>> BEGIN

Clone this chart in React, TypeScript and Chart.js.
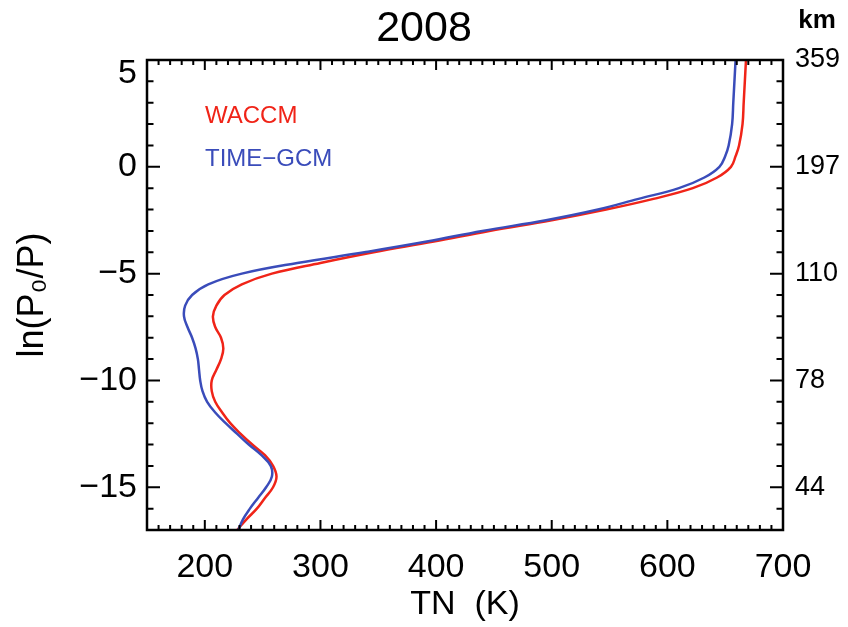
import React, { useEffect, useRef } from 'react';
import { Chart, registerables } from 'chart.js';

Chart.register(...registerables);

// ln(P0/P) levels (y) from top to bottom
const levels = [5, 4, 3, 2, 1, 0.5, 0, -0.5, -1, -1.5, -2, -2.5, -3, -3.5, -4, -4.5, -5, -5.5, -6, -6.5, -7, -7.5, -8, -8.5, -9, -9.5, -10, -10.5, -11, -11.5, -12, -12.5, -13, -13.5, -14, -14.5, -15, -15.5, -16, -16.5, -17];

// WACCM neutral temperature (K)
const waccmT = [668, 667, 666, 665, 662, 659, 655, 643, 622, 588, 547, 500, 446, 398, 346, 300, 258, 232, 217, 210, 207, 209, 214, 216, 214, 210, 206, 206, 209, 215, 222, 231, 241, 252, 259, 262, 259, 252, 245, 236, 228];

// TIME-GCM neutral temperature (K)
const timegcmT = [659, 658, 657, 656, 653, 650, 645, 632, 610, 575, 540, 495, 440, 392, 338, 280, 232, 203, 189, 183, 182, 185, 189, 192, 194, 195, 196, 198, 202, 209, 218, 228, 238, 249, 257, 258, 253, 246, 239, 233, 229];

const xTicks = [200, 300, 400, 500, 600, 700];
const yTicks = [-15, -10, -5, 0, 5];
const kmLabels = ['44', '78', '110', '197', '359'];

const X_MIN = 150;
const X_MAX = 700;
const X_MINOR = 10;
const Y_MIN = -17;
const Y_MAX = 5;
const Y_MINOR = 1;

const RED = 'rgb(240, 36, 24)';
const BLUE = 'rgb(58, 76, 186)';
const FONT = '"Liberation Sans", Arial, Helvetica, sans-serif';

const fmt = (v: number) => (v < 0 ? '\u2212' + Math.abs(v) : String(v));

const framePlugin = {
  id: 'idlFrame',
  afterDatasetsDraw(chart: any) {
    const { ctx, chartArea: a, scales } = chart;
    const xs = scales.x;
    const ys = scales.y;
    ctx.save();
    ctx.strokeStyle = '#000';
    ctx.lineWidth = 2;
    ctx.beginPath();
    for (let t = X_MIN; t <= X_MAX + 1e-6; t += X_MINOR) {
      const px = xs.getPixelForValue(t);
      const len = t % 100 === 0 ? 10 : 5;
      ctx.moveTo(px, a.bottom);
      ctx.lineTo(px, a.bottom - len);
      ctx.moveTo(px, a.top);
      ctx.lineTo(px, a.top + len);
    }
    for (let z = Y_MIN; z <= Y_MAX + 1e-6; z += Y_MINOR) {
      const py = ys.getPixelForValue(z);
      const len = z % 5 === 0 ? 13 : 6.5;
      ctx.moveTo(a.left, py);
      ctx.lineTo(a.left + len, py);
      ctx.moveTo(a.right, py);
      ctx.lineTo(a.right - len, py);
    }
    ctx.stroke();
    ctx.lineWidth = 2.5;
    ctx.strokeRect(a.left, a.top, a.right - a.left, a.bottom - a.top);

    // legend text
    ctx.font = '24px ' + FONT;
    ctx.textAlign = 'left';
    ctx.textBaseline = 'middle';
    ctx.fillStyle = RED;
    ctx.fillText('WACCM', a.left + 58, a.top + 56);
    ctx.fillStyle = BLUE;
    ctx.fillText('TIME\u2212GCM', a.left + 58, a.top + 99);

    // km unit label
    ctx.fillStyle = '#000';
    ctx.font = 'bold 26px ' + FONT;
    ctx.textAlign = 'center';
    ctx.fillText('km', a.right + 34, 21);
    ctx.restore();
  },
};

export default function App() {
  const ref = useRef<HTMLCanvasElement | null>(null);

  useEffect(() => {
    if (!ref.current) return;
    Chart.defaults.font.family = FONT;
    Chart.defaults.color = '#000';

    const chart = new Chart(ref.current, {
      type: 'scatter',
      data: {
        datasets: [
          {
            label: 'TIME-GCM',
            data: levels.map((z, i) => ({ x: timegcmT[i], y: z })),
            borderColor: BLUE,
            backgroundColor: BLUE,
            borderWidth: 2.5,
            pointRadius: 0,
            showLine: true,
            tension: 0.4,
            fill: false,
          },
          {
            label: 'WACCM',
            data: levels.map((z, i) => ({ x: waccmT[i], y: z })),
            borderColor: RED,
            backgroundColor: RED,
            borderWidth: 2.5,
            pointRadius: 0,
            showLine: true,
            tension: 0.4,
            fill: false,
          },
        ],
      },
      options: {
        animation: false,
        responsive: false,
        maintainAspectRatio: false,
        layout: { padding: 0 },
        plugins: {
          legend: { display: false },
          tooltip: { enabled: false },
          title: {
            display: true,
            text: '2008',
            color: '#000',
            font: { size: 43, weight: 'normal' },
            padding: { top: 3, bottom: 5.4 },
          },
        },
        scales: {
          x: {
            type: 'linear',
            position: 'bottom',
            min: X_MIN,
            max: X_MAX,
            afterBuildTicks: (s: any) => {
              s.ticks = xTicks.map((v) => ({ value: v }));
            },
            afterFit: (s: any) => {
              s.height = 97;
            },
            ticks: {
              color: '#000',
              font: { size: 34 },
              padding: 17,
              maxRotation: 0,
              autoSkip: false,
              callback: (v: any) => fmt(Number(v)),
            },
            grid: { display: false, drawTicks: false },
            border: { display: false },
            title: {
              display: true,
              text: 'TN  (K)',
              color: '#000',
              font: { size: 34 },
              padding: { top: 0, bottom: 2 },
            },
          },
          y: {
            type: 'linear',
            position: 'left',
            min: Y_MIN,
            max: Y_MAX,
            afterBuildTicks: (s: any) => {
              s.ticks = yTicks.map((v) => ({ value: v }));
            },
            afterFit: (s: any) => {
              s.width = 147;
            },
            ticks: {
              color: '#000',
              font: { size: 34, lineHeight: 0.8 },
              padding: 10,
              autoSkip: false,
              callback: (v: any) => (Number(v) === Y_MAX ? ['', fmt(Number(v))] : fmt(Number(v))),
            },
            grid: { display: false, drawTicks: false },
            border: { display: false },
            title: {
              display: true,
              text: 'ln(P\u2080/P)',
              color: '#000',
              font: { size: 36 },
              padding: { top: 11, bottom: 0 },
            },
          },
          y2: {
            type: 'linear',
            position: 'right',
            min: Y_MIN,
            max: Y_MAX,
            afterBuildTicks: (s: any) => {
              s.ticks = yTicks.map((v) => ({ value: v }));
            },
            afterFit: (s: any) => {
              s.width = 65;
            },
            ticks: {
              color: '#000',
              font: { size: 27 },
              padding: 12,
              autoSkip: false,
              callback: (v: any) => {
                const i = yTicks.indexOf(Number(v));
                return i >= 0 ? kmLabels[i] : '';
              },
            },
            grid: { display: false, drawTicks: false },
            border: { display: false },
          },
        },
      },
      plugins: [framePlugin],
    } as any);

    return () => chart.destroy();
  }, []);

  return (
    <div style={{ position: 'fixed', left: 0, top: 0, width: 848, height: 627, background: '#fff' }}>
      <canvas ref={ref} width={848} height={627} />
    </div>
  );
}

>> END

> **Task goal**
Reproduce the full listing above verbatim, with no pictures included.

> **Task result**
Clone this chart in React, TypeScript and Chart.js.
import React, { useEffect, useRef } from 'react';
import { Chart, registerables } from 'chart.js';

Chart.register(...registerables);

// ln(P0/P) levels (y) from top to bottom
const levels = [5, 4, 3, 2, 1, 0.5, 0, -0.5, -1, -1.5, -2, -2.5, -3, -3.5, -4, -4.5, -5, -5.5, -6, -6.5, -7, -7.5, -8, -8.5, -9, -9.5, -10, -10.5, -11, -11.5, -12, -12.5, -13, -13.5, -14, -14.5, -15, -15.5, -16, -16.5, -17];

// WACCM neutral temperature (K)
const waccmT = [668, 667, 666, 665, 662, 659, 655, 643, 622, 588, 547, 500, 446, 398, 346, 300, 258, 232, 217, 210, 207, 209, 214, 216, 214, 210, 206, 206, 209, 215, 222, 231, 241, 252, 259, 262, 259, 252, 245, 236, 228];

// TIME-GCM neutral temperature (K)
const timegcmT = [659, 658, 657, 656, 653, 650, 645, 632, 610, 575, 540, 495, 440, 392, 338, 280, 232, 203, 189, 183, 182, 185, 189, 192, 194, 195, 196, 198, 202, 209, 218, 228, 238, 249, 257, 258, 253, 246, 239, 233, 229];

const xTicks = [200, 300, 400, 500, 600, 700];
const yTicks = [-15, -10, -5, 0, 5];
const kmLabels = ['44', '78', '110', '197', '359'];

const X_MIN = 150;
const X_MAX = 700;
const X_MINOR = 10;
const Y_MIN = -17;
const Y_MAX = 5;
const Y_MINOR = 1;

const RED = 'rgb(240, 36, 24)';
const BLUE = 'rgb(58, 76, 186)';
const FONT = '"Liberation Sans", Arial, Helvetica, sans-serif';

const fmt = (v: number) => (v < 0 ? '\u2212' + Math.abs(v) : String(v));

const framePlugin = {
  id: 'idlFrame',
  afterDatasetsDraw(chart: any) {
    const { ctx, chartArea: a, scales } = chart;
    const xs = scales.x;
    const ys = scales.y;
    ctx.save();
    ctx.strokeStyle = '#000';
    ctx.lineWidth = 2;
    ctx.beginPath();
    for (let t = X_MIN; t <= X_MAX + 1e-6; t += X_MINOR) {
      const px = xs.getPixelForValue(t);
      const len = t % 100 === 0 ? 10 : 5;
      ctx.moveTo(px, a.bottom);
      ctx.lineTo(px, a.bottom - len);
      ctx.moveTo(px, a.top);
      ctx.lineTo(px, a.top + len);
    }
    for (let z = Y_MIN; z <= Y_MAX + 1e-6; z += Y_MINOR) {
      const py = ys.getPixelForValue(z);
      const len = z % 5 === 0 ? 13 : 6.5;
      ctx.moveTo(a.left, py);
      ctx.lineTo(a.left + len, py);
      ctx.moveTo(a.right, py);
      ctx.lineTo(a.right - len, py);
    }
    ctx.stroke();
    ctx.lineWidth = 2.5;
    ctx.strokeRect(a.left, a.top, a.right - a.left, a.bottom - a.top);

    // legend text
    ctx.font = '24px ' + FONT;
    ctx.textAlign = 'left';
    ctx.textBaseline = 'middle';
    ctx.fillStyle = RED;
    ctx.fillText('WACCM', a.left + 58, a.top + 56);
    ctx.fillStyle = BLUE;
    ctx.fillText('TIME\u2212GCM', a.left + 58, a.top + 99);

    // km unit label
    ctx.fillStyle = '#000';
    ctx.font = 'bold 26px ' + FONT;
    ctx.textAlign = 'center';
    ctx.fillText('km', a.right + 34, 21);
    ctx.restore();
  },
};

export default function App() {
  const ref = useRef<HTMLCanvasElement | null>(null);

  useEffect(() => {
    if (!ref.current) return;
    Chart.defaults.font.family = FONT;
    Chart.defaults.color = '#000';

    const chart = new Chart(ref.current, {
      type: 'scatter',
      data: {
        datasets: [
          {
            label: 'TIME-GCM',
            data: levels.map((z, i) => ({ x: timegcmT[i], y: z })),
            borderColor: BLUE,
            backgroundColor: BLUE,
            borderWidth: 2.5,
            pointRadius: 0,
            showLine: true,
            tension: 0.4,
            fill: false,
          },
          {
            label: 'WACCM',
            data: levels.map((z, i) => ({ x: waccmT[i], y: z })),
            borderColor: RED,
            backgroundColor: RED,
            borderWidth: 2.5,
            pointRadius: 0,
            showLine: true,
            tension: 0.4,
            fill: false,
          },
        ],
      },
      options: {
        animation: false,
        responsive: false,
        maintainAspectRatio: false,
        layout: { padding: 0 },
        plugins: {
          legend: { display: false },
          tooltip: { enabled: false },
          title: {
            display: true,
            text: '2008',
            color: '#000',
            font: { size: 43, weight: 'normal' },
            padding: { top: 3, bottom: 5.4 },
          },
        },
        scales: {
          x: {
            type: 'linear',
            position: 'bottom',
            min: X_MIN,
            max: X_MAX,
            afterBuildTicks: (s: any) => {
              s.ticks = xTicks.map((v) => ({ value: v }));
            },
            afterFit: (s: any) => {
              s.height = 97;
            },
            ticks: {
              color: '#000',
              font: { size: 34 },
              padding: 17,
              maxRotation: 0,
              autoSkip: false,
              callback: (v: any) => fmt(Number(v)),
            },
            grid: { display: false, drawTicks: false },
            border: { display: false },
            title: {
              display: true,
              text: 'TN  (K)',
              color: '#000',
              font: { size: 34 },
              padding: { top: 0, bottom: 2 },
            },
          },
          y: {
            type: 'linear',
            position: 'left',
            min: Y_MIN,
            max: Y_MAX,
            afterBuildTicks: (s: any) => {
              s.ticks = yTicks.map((v) => ({ value: v }));
            },
            afterFit: (s: any) => {
              s.width = 147;
            },
            ticks: {
              color: '#000',
              font: { size: 34, lineHeight: 0.8 },
              padding: 10,
              autoSkip: false,
              callback: (v: any) => (Number(v) === Y_MAX ? ['', fmt(Number(v))] : fmt(Number(v))),
            },
            grid: { display: false, drawTicks: false },
            border: { display: false },
            title: {
              display: true,
              text: 'ln(P\u2080/P)',
              color: '#000',
              font: { size: 36 },
              padding: { top: 11, bottom: 0 },
            },
          },
          y2: {
            type: 'linear',
            position: 'right',
            min: Y_MIN,
            max: Y_MAX,
            afterBuildTicks: (s: any) => {
              s.ticks = yTicks.map((v) => ({ value: v }));
            },
            afterFit: (s: any) => {
              s.width = 65;
            },
            ticks: {
              color: '#000',
              font: { size: 27 },
              padding: 12,
              autoSkip: false,
              callback: (v: any) => {
                const i = yTicks.indexOf(Number(v));
                return i >= 0 ? kmLabels[i] : '';
              },
            },
            grid: { display: false, drawTicks: false },
            border: { display: false },
          },
        },
      },
      plugins: [framePlugin],
    } as any);

    return () => chart.destroy();
  }, []);

  return (
    <div style={{ position: 'fixed', left: 0, top: 0, width: 848, height: 627, background: '#fff' }}>
      <canvas ref={ref} width={848} height={627} />
    </div>
  );
}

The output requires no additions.